In the Federal Register for December 12, 2014, the Treasury Department and Internal Revenue Service published final regulations under Internal Revenue Code section 6038D, dealing with annual reporting by U.S. citizens and residents of specified foreign financial assets on IRS Form 8938, Statement of Specified Foreign Financial Assets. The final regulations replace temporary regulations published in the Federal Register on December 19, 2011.

  1. Income Tax regulations section 1.6038D-2(a) retains the generally higher reporting thresholds of the temporary regulations (as opposed to the $50,000 statutory amount). Reporting is required if the aggregate value of specified foreign financial assets exceeds:  
    1. $50,000 on the last day of the taxable year or $75,000 at any time during the taxable year.
    2. For married individuals filing a joint U.S. federal income tax return, $100,000 on the last day of the taxable year or $150,000 at any time during the taxable year.
    3. For qualified individuals under section 911(d)(1) (i.e., certain U.S. citizens living abroad), $200,000 at the end of the taxable year or $300,000 at any time during the taxable year.
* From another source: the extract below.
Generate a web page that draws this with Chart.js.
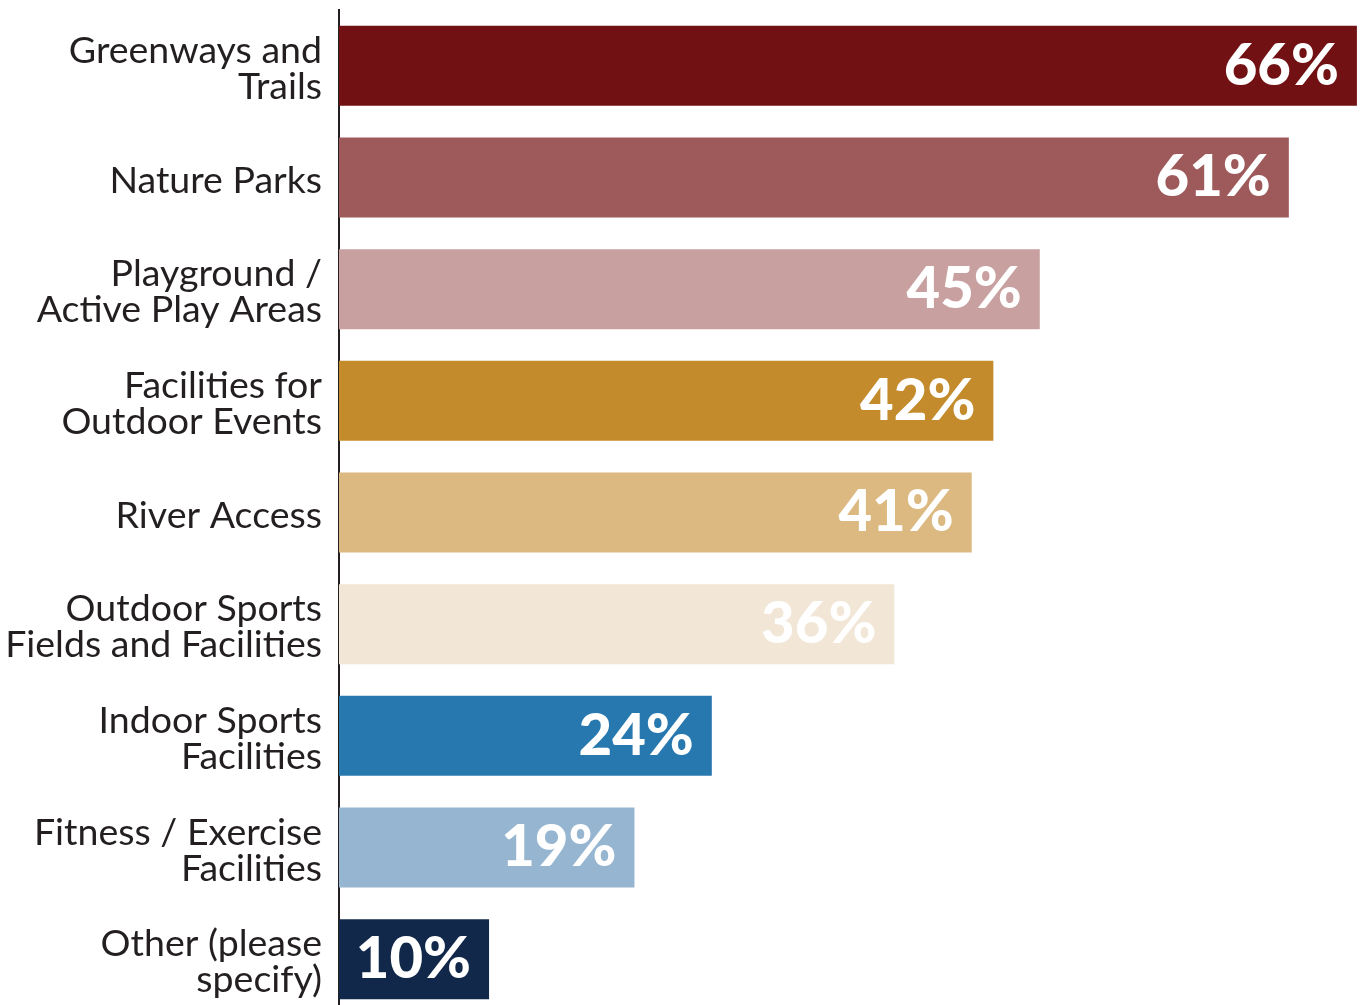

    4. For qualified individuals under section 911(d)(1) filing joint U.S. federal income tax returns with their spouses, $400,000 at the end of the taxable year or $600,000 at any time during the taxable year.
  2. The final regulations clarify that a specified foreign financial asset not having a positive value at any time during the taxable year must be included on Form 8938 if the reporting threshold is satisfied, but that such an asset is deemed to have a maximum value during that taxable year of zero. Income Tax Regs. §§ 1.6038D-2(a)(5), 1.6038D-5(b)(3).
  3. The final regulations also clarify that in the case of jointly owned property each person having an interest in the property must take into account the full value of the property (and not just the value of the person’s interest in the property) in determining whether the reporting threshold is satisfied and must report the full value of the property on Form 8938 if reporting is required. However, there are special rules for assets jointly held by spouses, especially where they file separate U.S. federal income tax returns. Income Tax Regs. §§ 1.6038D-2(c), 1.6038D-2(d).
  4. Income Tax Regulations section 1.6038D-2(b)(2) clarifies that a person first has an interest in nonvested property transferred in connection with the performance of services on the first date the property is substantially vested or, if an election is made under section 83(b), on the date the property is transferred to the person.
  5. An exemption from reporting was added for dual residents who elect under a treaty residence tie-breaker to be treated by the U.S. as nonresident aliens as long as they file the return required by Procedure and Administration Regulations section 301.7701(b)–7 (e.g., IRS Form 1040NR) and attach to that return IRS Form 8833, Treaty–Based Return Position Disclosure Under Section 6114 or 7701(b). Income Tax Regs. § 1.6038D-2(e).
  6. The final regulations retain the rule of the temporary regulations that foreign financial assets reported on certain IRS forms (e.g., Form 5471,Information Return of U.S. Persons With Respect To Certain Foreign Corporations, and Form 8621, Return by a Shareholder of a Passive Foreign Investment Company or Qualified Electing Fund) need not also be reported on Form 8938. However, Treasury and the IRS explicitly declined to include in the list of eligible forms FinCEN Form 114, Report of Foreign Bank and Financial Accounts (an “FBAR” and formerly TD 90–22.1), citing the legislative history of section 6038D and the different purposes of information reporting under the Internal Revenue Code (Form 8938) and the Bank Secrecy Act (FBAR). Thus many foreign financial assets will continue to be reportable on both forms.